Template (Directed):

// 0 = unvisited, 1 = in-progress, 2 = completed
bool HasCycle(int node, List<List<int>> graph, int[] state) {
    state[node] = 1;
    foreach (int neighbor in graph[node]) {
        if (state[neighbor] == 1) return true; // back edge = cycle
        if (state[neighbor] == 0 && HasCycle(neighbor, graph, state))
            return true;
    }
    state[node] = 2;
    return false;
}

Pattern 4: Topological Sort (DAG ordering)

Concept: Order vertices such that for every directed edge u→v, u comes before v. Only possible in DAGs.

Approach 1 — DFS + Post-order (reverse):

void TopSort(int node, List<List<int>> graph, bool[] visited, Stack<int> stack) {
    visited[node] = true;
    foreach (int neighbor in graph[node]) {
        if (!visited[neighbor])
            TopSort(neighbor, graph, visited, stack);
    }
    stack.Push(node); // add AFTER all descendants
}

Approach 2 — Kahn's Algorithm (BFS with in-degree):

List<int> TopSort(int n, List<List<int>> graph) {
    int[] inDegree = new int[n];
    // calculate in-degrees
    Queue<int> queue = new Queue<int>();
    // enqueue all nodes with in-degree 0
    List<int> order = new List<int>();

    while (queue.Count > 0) {
        int node = queue.Dequeue();
        order.Add(node);
        foreach (int neighbor in graph[node]) {
            if (--inDegree[neighbor] == 0)
                queue.Enqueue(neighbor);
        }
    }
    return order; // if order.Count < n, cycle exists
}

Use when: Task scheduling, course prerequisites, build dependencies.

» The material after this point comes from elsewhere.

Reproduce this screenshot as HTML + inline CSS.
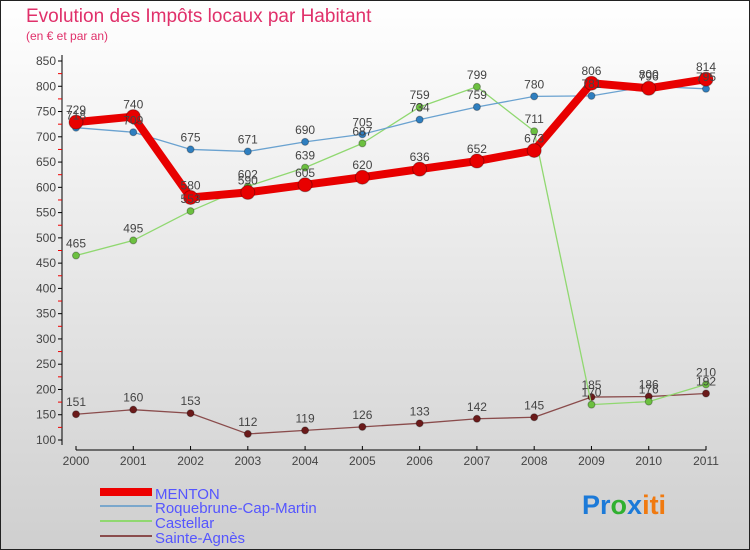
<!DOCTYPE html>
<html><head><meta charset="utf-8"><style>
body{margin:0}
svg{display:block;font-family:"Liberation Sans",sans-serif}
</style></head><body>
<svg id="c" width="750" height="550">
<defs><linearGradient id="bg" x1="0" y1="0" x2="0" y2="1"><stop offset="0" stop-color="#ffffff"/><stop offset="1" stop-color="#cfcfcf"/></linearGradient></defs>
<rect x="0.5" y="0.5" width="749" height="549" fill="url(#bg)" stroke="#222"/>
<text x="26" y="22" font-size="19" fill="#e0306a">Evolution des Impôts locaux par Habitant</text>
<text x="26" y="40" font-size="12" fill="#e0306a">(en € et par an)</text>
<g id="axes"></g><g id="series"></g><g id="labels"></g>
<g font-size="15" fill="#5555ff">
<g><rect x="100" y="488" width="52" height="8" fill="#e00"/><text x="155" y="499">MENTON</text></g>
<g><rect x="100" y="505" width="52" height="2" fill="#7aa7cc"/><text x="155" y="513">Roquebrune-Cap-Martin</text></g>
<g><rect x="100" y="520" width="52" height="2" fill="#90d870"/><text x="155" y="528">Castellar</text></g>
<g><rect x="100" y="535" width="52" height="2" fill="#8a4c4c"/><text x="155" y="543">Sainte-Agnès</text></g>
</g>
<text x="582" y="514" font-size="27" font-weight="bold"><tspan fill="#1c7ad8">Pr</tspan><tspan fill="#30b030">o</tspan><tspan fill="#1c7ad8">x</tspan><tspan fill="#f07a10">iti</tspan></text>
</svg>
<script>
const years=["2000","2001","2002","2003","2004","2005","2006","2007","2008","2009","2010","2011"];
const yTicks=[100,150,200,250,300,350,400,450,500,550,600,650,700,750,800,850];
const menton=[729,740,580,590,605,620,636,652,673,806,796,814];
const roquebrune=[718,709,675,671,690,705,734,759,780,781,800,795];
const castellar=[465,495,553,602,639,687,759,799,711,170,176,210];
const sainteAgnes=[151,160,153,112,119,126,133,142,145,185,186,192];
const NS="http://www.w3.org/2000/svg";
const X=i=>76+i*(630/11);
const Y=v=>61+(850-v)*(379/750);
function mk(t,a,p){const e=document.createElementNS(NS,t);for(const k in a)e.setAttribute(k,a[k]);p.appendChild(e);return e;}
const ax=document.getElementById('axes');
let yl=mk('line',{x1:62,y1:55,x2:62,y2:445,stroke:'#000'},ax);


yTicks.forEach((v,i)=>{
 mk('line',{x1:58,y1:Y(v),x2:62,y2:Y(v),stroke:'#000'},ax);
 if(i<yTicks.length-1)mk('line',{x1:58,y1:Y(v+25),x2:62,y2:Y(v+25),stroke:'#e00'},ax);
 const t=mk('text',{x:56,y:Y(v)+4,'text-anchor':'end','font-size':12,fill:'#444'},ax);t.textContent=v;
 
 
});
let xl=mk('line',{x1:76,y1:450,x2:706,y2:450,stroke:'#000'},ax);


years.forEach((y,i)=>{
 mk('line',{x1:X(i),y1:446,x2:X(i),y2:450,stroke:'#000'},ax);
 const t=mk('text',{x:X(i),y:465,'text-anchor':'middle','font-size':12,fill:'#444'},ax);t.textContent=y;
 
 
});
const S=document.getElementById('series'),L=document.getElementById('labels');
function draw(d,name,col,w,r,dot){
 const g=mk('g',{},S);
 
 
 mk('polyline',{points:d.map((v,i)=>X(i)+','+Y(v)).join(' '),fill:'none',stroke:col,'stroke-width':w,'stroke-linejoin':'round'},g);
 d.forEach((v,i)=>{
  const c=mk('circle',{cx:X(i),cy:Y(v),r:r,fill:dot,stroke:'rgba(0,0,0,0.3)'},g);
  
  
  const t=mk('text',{x:X(i),y:Y(v)-8,'text-anchor':'middle','font-size':12,fill:'#444'},L);t.textContent=v;
  
  
 });
}
draw(sainteAgnes,'sainte-agnes','#8a4c4c',1.3,3.5,'#6b1a1a');
draw(castellar,'castellar','#90d870',1.3,3.5,'#6cc040');
draw(roquebrune,'roquebrune','#6aa2d0',1.3,3.5,'#2f7fc0');
draw(menton,'menton','#e80000',8,7,'#e80000');
</script>
</body></html>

Pattern 5: Shortest Path (BFS for unweighted)

Concept: BFS naturally finds the shortest path in unweighted graphs because it explores nodes level by level (distance 1, then 2, then 3...).

Template:

int ShortestPath(List<List<int>> graph, int start, int end) {
    Queue<int> queue = new Queue<int>();
    bool[] visited = new bool[graph.Count];
    queue.Enqueue(start);
    visited[start] = true;
    int distance = 0;

    while (queue.Count > 0) {
        int size = queue.Count;
        for (int i = 0; i < size; i++) {
            int node = queue.Dequeue();
            if (node == end) return distance;
            foreach (int neighbor in graph[node]) {
                if (!visited[neighbor]) {
                    queue.Enqueue(neighbor);
                    visited[neighbor] = true;
                }
            }
        }
        distance++;
    }
    return -1; // unreachable
}

Pattern 6: Union-Find (Disjoint Set Union)

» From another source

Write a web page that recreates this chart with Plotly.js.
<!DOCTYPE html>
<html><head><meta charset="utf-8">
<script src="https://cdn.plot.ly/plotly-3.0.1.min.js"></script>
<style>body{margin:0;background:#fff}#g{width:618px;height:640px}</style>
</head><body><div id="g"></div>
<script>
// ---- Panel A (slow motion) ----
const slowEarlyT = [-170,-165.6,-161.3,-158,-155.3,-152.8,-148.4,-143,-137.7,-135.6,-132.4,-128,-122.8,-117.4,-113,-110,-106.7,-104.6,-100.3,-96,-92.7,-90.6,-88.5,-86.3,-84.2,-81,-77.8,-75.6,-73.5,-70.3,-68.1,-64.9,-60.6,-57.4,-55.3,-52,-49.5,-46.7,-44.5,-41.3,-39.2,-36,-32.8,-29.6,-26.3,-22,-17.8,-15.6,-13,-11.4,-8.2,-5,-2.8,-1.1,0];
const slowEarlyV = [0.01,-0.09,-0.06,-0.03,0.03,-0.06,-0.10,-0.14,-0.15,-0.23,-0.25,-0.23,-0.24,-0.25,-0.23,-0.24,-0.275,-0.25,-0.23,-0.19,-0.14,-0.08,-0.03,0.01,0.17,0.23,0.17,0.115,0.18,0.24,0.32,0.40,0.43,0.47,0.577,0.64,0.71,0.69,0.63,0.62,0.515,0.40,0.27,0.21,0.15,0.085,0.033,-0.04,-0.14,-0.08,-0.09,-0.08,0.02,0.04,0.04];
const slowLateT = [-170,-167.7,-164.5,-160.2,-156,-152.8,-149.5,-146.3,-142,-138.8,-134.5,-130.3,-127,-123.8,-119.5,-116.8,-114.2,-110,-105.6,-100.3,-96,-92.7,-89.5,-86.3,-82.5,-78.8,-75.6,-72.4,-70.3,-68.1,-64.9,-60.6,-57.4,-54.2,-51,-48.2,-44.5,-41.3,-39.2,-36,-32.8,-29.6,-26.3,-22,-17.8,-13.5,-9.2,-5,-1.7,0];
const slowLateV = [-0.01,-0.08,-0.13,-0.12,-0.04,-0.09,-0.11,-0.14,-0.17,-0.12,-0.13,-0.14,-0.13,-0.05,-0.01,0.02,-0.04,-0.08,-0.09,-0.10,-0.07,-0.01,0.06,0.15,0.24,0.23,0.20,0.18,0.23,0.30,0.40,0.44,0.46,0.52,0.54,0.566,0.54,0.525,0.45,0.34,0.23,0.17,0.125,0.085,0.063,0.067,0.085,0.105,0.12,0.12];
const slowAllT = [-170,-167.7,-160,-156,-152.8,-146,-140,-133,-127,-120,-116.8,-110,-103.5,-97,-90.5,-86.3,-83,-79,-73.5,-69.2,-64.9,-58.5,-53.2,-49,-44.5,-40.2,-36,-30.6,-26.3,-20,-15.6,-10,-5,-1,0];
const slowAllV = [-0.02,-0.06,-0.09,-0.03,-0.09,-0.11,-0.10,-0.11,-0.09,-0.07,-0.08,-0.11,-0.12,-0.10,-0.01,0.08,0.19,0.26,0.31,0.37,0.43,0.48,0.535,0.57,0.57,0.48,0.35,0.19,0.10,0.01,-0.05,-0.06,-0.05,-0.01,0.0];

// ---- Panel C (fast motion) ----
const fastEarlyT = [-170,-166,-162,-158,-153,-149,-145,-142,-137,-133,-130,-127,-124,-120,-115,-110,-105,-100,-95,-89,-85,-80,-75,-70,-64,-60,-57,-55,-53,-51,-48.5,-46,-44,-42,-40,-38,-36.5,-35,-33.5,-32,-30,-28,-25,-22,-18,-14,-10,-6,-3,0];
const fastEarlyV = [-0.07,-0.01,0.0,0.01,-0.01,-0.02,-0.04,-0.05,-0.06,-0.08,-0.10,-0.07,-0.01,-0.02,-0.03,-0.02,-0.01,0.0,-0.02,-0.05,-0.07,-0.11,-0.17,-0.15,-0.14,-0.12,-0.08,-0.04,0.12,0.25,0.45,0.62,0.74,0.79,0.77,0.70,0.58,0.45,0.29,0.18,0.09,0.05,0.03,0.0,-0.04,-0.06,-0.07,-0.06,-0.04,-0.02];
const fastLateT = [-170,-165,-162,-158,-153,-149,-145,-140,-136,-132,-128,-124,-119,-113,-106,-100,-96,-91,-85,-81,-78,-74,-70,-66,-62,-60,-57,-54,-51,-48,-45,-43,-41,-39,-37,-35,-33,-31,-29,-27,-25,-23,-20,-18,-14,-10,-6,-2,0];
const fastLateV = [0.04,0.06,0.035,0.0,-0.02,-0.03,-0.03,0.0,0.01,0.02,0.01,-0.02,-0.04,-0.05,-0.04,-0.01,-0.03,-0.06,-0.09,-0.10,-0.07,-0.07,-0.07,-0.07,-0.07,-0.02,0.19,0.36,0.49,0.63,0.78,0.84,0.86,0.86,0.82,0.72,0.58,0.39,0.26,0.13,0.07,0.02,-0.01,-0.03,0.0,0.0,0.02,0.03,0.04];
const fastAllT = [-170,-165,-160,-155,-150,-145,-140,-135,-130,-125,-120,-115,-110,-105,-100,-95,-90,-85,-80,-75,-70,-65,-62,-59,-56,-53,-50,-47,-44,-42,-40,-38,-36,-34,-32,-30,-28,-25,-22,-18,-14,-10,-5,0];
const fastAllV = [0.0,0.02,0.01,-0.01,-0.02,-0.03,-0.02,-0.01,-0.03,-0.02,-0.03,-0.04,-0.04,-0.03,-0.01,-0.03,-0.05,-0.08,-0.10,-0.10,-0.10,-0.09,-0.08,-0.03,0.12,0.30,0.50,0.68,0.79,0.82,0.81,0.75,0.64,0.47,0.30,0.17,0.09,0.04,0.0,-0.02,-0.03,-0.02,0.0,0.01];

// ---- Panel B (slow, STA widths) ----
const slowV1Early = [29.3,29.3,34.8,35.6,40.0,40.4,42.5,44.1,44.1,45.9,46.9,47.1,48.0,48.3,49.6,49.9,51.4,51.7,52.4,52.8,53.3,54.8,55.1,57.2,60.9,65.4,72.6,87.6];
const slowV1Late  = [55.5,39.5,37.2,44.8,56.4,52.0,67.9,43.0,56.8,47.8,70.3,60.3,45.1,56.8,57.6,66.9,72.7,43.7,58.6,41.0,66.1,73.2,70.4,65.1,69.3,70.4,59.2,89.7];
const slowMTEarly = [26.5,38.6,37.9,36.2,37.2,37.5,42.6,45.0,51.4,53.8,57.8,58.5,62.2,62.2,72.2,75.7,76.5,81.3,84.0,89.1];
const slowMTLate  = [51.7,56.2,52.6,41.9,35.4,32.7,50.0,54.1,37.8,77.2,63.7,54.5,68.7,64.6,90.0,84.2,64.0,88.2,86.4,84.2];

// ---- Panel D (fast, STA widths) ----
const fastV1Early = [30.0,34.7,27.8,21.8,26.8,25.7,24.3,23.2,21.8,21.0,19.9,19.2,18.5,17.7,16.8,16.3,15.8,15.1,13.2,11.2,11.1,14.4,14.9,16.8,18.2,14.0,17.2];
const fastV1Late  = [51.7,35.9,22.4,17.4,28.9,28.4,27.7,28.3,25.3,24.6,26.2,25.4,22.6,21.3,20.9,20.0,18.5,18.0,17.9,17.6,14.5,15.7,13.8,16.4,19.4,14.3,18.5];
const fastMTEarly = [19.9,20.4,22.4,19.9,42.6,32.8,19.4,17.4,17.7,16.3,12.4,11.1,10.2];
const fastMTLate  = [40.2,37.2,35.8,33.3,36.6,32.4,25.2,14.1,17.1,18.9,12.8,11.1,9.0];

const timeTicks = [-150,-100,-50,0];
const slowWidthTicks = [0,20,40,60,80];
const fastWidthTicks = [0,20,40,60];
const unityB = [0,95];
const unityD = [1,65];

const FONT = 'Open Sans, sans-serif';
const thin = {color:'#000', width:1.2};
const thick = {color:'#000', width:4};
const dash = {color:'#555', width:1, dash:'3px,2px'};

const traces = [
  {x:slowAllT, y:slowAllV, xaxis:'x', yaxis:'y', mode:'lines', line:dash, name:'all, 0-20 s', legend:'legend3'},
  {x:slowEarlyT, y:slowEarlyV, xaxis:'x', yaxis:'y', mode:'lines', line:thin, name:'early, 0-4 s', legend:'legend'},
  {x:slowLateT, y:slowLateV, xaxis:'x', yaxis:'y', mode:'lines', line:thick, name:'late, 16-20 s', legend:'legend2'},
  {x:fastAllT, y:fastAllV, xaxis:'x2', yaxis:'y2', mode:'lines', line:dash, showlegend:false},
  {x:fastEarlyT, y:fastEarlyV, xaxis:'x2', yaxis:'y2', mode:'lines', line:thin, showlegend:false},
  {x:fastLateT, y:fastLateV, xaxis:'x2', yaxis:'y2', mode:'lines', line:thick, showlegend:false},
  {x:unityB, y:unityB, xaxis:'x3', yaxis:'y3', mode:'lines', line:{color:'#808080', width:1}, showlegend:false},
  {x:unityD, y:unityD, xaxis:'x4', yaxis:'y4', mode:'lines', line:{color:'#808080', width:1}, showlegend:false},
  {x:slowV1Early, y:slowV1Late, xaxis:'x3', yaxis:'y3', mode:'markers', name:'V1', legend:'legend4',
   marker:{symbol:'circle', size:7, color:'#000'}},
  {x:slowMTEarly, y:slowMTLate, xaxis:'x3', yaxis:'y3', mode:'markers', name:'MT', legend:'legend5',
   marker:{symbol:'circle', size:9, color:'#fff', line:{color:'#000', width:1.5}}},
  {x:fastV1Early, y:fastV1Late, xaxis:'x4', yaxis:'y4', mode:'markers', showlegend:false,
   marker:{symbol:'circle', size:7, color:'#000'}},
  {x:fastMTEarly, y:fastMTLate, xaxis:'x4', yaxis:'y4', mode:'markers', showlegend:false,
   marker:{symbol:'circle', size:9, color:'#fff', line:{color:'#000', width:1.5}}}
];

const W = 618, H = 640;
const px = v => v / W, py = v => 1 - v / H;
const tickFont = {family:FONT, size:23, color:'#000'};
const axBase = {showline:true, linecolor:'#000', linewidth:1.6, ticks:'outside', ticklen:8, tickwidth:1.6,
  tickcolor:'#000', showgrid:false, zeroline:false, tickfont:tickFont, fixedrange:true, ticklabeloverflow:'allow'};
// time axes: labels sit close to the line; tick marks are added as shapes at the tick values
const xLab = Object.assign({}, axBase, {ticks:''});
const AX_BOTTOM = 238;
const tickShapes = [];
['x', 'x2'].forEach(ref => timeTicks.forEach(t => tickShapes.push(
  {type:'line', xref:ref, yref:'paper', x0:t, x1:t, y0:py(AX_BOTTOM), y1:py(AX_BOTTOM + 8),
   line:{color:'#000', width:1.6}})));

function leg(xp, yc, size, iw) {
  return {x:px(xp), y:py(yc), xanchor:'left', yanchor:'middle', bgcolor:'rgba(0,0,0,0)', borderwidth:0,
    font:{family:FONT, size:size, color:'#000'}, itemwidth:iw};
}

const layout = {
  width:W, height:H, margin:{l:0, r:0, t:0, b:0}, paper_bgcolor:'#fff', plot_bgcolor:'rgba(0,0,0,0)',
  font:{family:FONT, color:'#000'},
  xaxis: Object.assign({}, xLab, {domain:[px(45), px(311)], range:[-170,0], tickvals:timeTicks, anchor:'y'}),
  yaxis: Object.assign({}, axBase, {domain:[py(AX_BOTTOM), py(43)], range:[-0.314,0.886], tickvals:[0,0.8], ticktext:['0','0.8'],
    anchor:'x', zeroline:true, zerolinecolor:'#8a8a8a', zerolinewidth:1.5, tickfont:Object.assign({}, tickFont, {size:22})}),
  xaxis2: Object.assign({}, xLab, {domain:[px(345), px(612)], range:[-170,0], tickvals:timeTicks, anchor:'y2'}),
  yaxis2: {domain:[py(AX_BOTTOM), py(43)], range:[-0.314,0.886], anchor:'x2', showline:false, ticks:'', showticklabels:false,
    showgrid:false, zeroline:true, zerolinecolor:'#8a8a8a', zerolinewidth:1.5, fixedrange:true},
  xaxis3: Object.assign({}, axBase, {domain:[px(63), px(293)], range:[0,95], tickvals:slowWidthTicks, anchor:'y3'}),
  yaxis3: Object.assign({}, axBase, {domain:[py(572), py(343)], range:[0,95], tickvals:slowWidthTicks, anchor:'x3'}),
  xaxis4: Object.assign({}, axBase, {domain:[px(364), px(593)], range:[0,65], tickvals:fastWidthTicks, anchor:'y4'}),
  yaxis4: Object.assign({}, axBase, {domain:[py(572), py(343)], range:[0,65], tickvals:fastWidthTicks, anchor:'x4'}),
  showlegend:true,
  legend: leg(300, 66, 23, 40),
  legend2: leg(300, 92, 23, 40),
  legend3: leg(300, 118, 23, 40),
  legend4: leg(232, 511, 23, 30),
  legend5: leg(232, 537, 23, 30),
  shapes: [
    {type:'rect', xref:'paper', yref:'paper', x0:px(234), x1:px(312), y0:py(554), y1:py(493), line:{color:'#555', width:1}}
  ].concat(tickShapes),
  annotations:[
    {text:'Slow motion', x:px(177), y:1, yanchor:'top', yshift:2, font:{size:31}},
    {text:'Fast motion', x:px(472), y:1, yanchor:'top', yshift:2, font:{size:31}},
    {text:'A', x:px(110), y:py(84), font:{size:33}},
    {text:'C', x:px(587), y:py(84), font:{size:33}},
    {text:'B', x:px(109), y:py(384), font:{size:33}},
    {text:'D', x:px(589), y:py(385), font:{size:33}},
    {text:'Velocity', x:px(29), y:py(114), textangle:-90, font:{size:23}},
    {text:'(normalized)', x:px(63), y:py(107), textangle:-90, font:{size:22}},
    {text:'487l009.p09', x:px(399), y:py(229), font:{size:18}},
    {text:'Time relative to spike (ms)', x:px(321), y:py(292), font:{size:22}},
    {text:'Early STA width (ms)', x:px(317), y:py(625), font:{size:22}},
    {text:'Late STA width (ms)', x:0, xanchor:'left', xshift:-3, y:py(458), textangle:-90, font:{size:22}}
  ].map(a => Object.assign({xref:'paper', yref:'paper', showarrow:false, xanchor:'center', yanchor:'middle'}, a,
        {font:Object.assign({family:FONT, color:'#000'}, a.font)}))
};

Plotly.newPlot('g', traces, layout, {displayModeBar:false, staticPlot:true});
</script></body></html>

Concept: Efficiently track which nodes belong to the same component. Supports two operations: Find (which component?) and Union (merge two components).

Template:

int[] parent;
int[] rank;

int Find(int x) {
    if (parent[x] != x)
        parent[x] = Find(parent[x]); // path compression
    return parent[x];
}

void Union(int x, int y) {
    int px = Find(x), py = Find(y);
    if (px == py) return;
    if (rank[px] < rank[py]) parent[px] = py;      // union by rank
    else if (rank[px] > rank[py]) parent[py] = px;
    else { parent[py] = px; rank[px]++; }
}

Use when: Dynamic connectivity, Kruskal's MST, redundant connections, accounts merge.


Common Pitfalls

  1. Forgetting the visited array → infinite loops in cyclic graphs
  2. Marking visited too late (BFS) → node gets enqueued multiple times; mark visited when enqueuing, not when dequeuing
  3. Directed vs Undirected confusion → undirected edge = two directed edges
  4. 0-indexed vs 1-indexed nodes → off-by-one errors in visited arrays
  5. Disconnected graphs → always loop through ALL nodes, not just start from node 0

Complexity Reference

Algorithm Time Space
DFS / BFS O(V + E) O(V)
Topological Sort O(V + E) O(V)
Union-Find (with optimizations) O(α(n)) per operation ≈ O(1) O(V)
Dijkstra (min-heap) O((V + E) log V) O(V)
Bellman-Ford O(V × E) O(V)

Interview Tips

  • Build the graph first. Many problems don't give you an explicit graph — extract nodes and edges from the input (matrix, list of pairs, etc.)
  • Choose representation wisely. If given an adjacency matrix, you can use it directly. Otherwise, build an adjacency list.
  • Start simple. DFS/BFS solve the majority of graph interview problems. Only reach for Dijkstra, topo sort, or Union-Find when needed.
  • Think about what "visited" means. Sometimes you need multiple states (unvisited, in-progress, done) instead of just boolean.
  • Grid problems are graph problems. A 2D grid where you move up/down/left/right is an implicit graph — each cell is a node, and 4-directional movement defines edges.